On Fri, Aug 24, 2007 at 09:04:56PM +0200, Bodo Eggert wrote:
> Linas Vepstas <[email protected]> wrote:
> > On Fri, Aug 24, 2007 at 03:59:16PM +0200, Jan-Bernd Themann wrote:
> >> 3) On modern systems the incoming packets are processed very fast. Especially
> >> on SMP systems when we use multiple queues we process only a few packets
> >> per napi poll cycle. So NAPI does not work very well here and the interrupt
> >> rate is still high.
> >
> > worst-case network ping-pong app: send one
> > packet, wait for reply, send one packet, etc.
>
> Possible solution / possible brainfart:
>
> Introduce a timer, but don't start to use it to combine packets unless you
> receive n packets within the timeframe. If you receive less than m packets
> within one timeframe, stop using the timer. The system should now have a
> decent response time when the network is idle, and when the network is
> busy, nobody will complain about the latency.-)

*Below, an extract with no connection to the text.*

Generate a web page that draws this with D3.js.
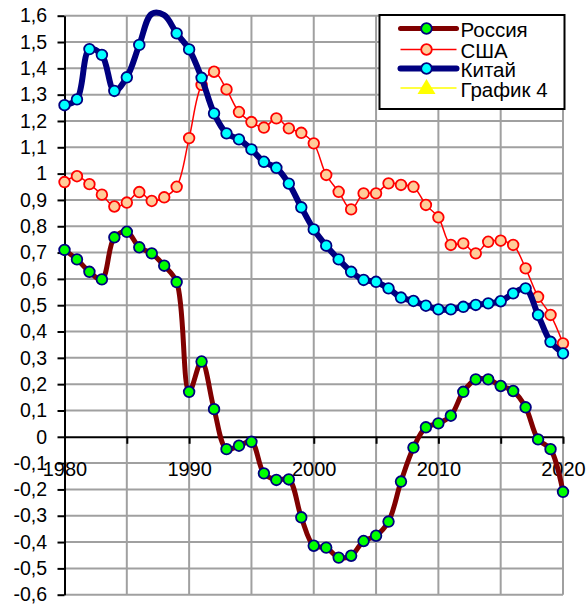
<!DOCTYPE html>
<html>
<head>
<meta charset="utf-8">
<script src="https://cdn.jsdelivr.net/npm/d3@7"></script>
<style>
  body { margin: 0; background: #fff; }
  svg text { font-family: "Liberation Sans", Arial, sans-serif; fill: #000; }
</style>
</head>
<body>
<div id="chart"></div>
<script>
var years = d3.range(1980, 2021);
var russia = [0.71, 0.674, 0.627, 0.598, 0.758, 0.779, 0.72, 0.697, 0.65, 0.588,
    0.171, 0.286, 0.105, -0.047, -0.034, -0.019, -0.139, -0.164, -0.162, -0.306,
    -0.414, -0.421, -0.459, -0.452, -0.396, -0.376, -0.322, -0.17, -0.041, 0.036,
    0.051, 0.08, 0.171, 0.218, 0.218, 0.193, 0.174, 0.112, -0.01, -0.047, -0.209];
var usa = [0.968, 0.99, 0.96, 0.92, 0.875, 0.89, 0.93, 0.896, 0.91, 0.95,
    1.135, 1.337, 1.387, 1.32, 1.234, 1.196, 1.175, 1.21, 1.172, 1.155,
    1.115, 0.995, 0.931, 0.864, 0.925, 0.925, 0.963, 0.957, 0.95, 0.881,
    0.834, 0.729, 0.735, 0.697, 0.741, 0.745, 0.729, 0.64, 0.532, 0.463, 0.355];
var china = [1.26, 1.282, 1.473, 1.451, 1.314, 1.366, 1.489, 1.607, 1.602, 1.533,
    1.472, 1.364, 1.229, 1.153, 1.13, 1.092, 1.045, 1.022, 0.962, 0.872,
    0.788, 0.726, 0.674, 0.627, 0.596, 0.589, 0.564, 0.529, 0.516, 0.498,
    0.484, 0.484, 0.494, 0.501, 0.507, 0.515, 0.545, 0.564, 0.463, 0.361, 0.317];
var chinaNoMarker = [1987, 1988];
var seriesNames = ["Россия", "США", "Китай", "График 4"];
var xLabelYears = [1980, 1990, 2000, 2010, 2020];
var xTickYears = d3.range(1980, 2021, 5);
var yTicks = d3.range(-6, 17).map(function(d) { return d / 10; });

var w = 588, h = 605;
var svg = d3.select("#chart").append("svg")
    .attr("width", w)
    .attr("height", h);

var x = d3.scaleLinear().domain([1980, 2020]).range([64.5, 563]);
var y = d3.scaleLinear().domain([-0.6, 1.6]).range([594.7, 15.7]);

function fmt(v) {
    return (Math.round(v * 10) / 10).toString().replace(".", ",");
}

// grid
var grid = svg.append("g").attr("class", "grid");
grid.selectAll(".hgrid")
    .data(yTicks.filter(function(d) { return Math.abs(d) > 1e-9; }))
    .enter().append("line")
    .attr("x1", x(1980)).attr("x2", x(2020))
    .attr("y1", function(d) { return y(d); })
    .attr("y2", function(d) { return y(d); })
    .attr("stroke", "#a0a0a0")
    .attr("stroke-width", 2);
grid.selectAll(".vgrid")
    .data(xTickYears.filter(function(d) { return d > 1980; }))
    .enter().append("line")
    .attr("y1", y(1.6)).attr("y2", y(-0.6))
    .attr("x1", function(d) { return x(d); })
    .attr("x2", function(d) { return x(d); })
    .attr("stroke", "#a0a0a0")
    .attr("stroke-width", 2);

// axes
var yAxis = svg.append("g")
    .attr("transform", "translate(" + x(1980) + ",0)")
    .call(d3.axisLeft(y).tickValues(yTicks).tickSize(7).tickSizeOuter(0)
        .tickPadding(10.5).tickFormat(fmt));
yAxis.selectAll("path, line").attr("stroke", "#000").attr("stroke-width", 2);
yAxis.selectAll("text").style("font-size", "19.5px");

var xAxis = svg.append("g")
    .attr("transform", "translate(0," + y(0) + ")")
    .call(d3.axisBottom(x).tickValues(xTickYears).tickSize(7).tickSizeOuter(0)
        .tickFormat(function(d) { return xLabelYears.indexOf(d) >= 0 ? d : ""; }));
xAxis.selectAll("path, line").attr("stroke", "#000").attr("stroke-width", 2);
xAxis.selectAll("text")
    .attr("y", 39.5).attr("dy", 0)
    .style("font-size", "20px");
yAxis.raise();

// series
var styles = [
    { values: russia, line: "#800000", width: 5, fill: "#00ff00", stroke: "#000080" },
    { values: usa, line: "#ff0000", width: 1.5, fill: "#ffcc99", stroke: "#ff0000" },
    { values: china, line: "#000080", width: 6, fill: "#00ffff", stroke: "#000080" }
];

var line = d3.line()
    .x(function(d) { return x(d[0]); })
    .y(function(d) { return y(d[1]); })
    .curve(d3.curveCatmullRom.alpha(0.5));

styles.forEach(function(s, i) {
    var pts = years.map(function(yr, k) { return [yr, s.values[k]]; });
    var g = svg.append("g").attr("class", "series");
    g.append("path")
        .datum(pts)
        .attr("d", line)
        .attr("fill", "none")
        .attr("stroke", s.line)
        .attr("stroke-width", s.width)
        .attr("stroke-linejoin", "round")
        .attr("stroke-linecap", "round");
    g.selectAll("circle")
        .data(pts.filter(function(p) { return i !== 2 || chinaNoMarker.indexOf(p[0]) < 0; }))
        .enter().append("circle")
        .attr("cx", function(d) { return x(d[0]); })
        .attr("cy", function(d) { return y(d[1]); })
        .attr("r", 5.3)
        .attr("fill", s.fill)
        .attr("stroke", s.stroke)
        .attr("stroke-width", 1.8);
});

// legend
var legend = svg.append("g").attr("transform", "translate(379.5,15)");
legend.append("rect")
    .attr("width", 185).attr("height", 94)
    .attr("fill", "#fff")
    .attr("stroke", "#000")
    .attr("stroke-width", 2);
var legendStyles = styles.concat([{ line: "#ffff00", width: 1.5, fill: "#ffff00", stroke: "#ffff00", tri: true }]);
var rowY = [13.5, 34.5, 53.5, 73];
seriesNames.forEach(function(name, i) {
    var s = legendStyles[i];
    var row = legend.append("g").attr("transform", "translate(0," + rowY[i] + ")");
    row.append("line")
        .attr("x1", 21).attr("x2", 77)
        .attr("stroke", s.line)
        .attr("stroke-width", s.width)
        .attr("stroke-linecap", s.width > 3 ? "round" : "butt");
    if (s.tri) {
        row.append("path")
            .attr("d", "M47,-9 L56,6 L38,6 Z")
            .attr("fill", s.fill);
    } else {
        row.append("circle")
            .attr("cx", 47).attr("r", 5.3)
            .attr("fill", s.fill)
            .attr("stroke", s.stroke)
            .attr("stroke-width", 1.8);
    }
    row.append("text")
        .attr("x", 81)
        .attr("y", 8.5)
        .style("font-size", "20.5px")
        .text(name);
});
</script>
</body>
</html>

Ohh, that was inspirational. Let me free-associate some wild ideas.
Suppose we keep a running average of the recent packet arrival rate,
Lets say its 10 per millisecond ("typical" for a gigabit eth runnning
flat-out). If we could poll the driver at a rate of 10-20 per
millisecond (i.e. letting the OS do other useful work for 0.05 millisec),
then we could potentially service the card without ever having to enable
interrupts on the card, and without hurting latency.
If the packet arrival rate becomes slow enough, we go back to an
interrupt-driven scheme (to keep latency down).
The main problem here is that, even for HZ=1000 machines, this amounts
to 10-20 polls per jiffy. Which, if implemented in kernel, requires
using the high-resolution timers. And, umm, don't the HR timers require
a cpu timer interrupt to make them go? So its not clear that this is much
of a win.
The eHEA is a 10 gigabit device, so it can expect 80-100 packets per
millisecond for large packets, and even more, say 1K packets per
millisec, for small packets. (Even the spec for my 1Gb spidernet card
claims its internal rate is 1M packets/sec.)
Another possiblity is to set HZ to 5000 or 20000 or something humongous
... after all cpu's are now faster! But, since this might be wasteful,
maybe we could make HZ be dynamically variable: have high HZ rates when
there's lots of network/disk activity, and low HZ rates when not. That
means a non-constant jiffy.
If all drivers used interrupt mitigation, then the variable-high
frequency jiffy could take thier place, and be more "fair" to everyone.
Most drivers would be polled most of the time when they're busy, and
only use interrupts when they're not.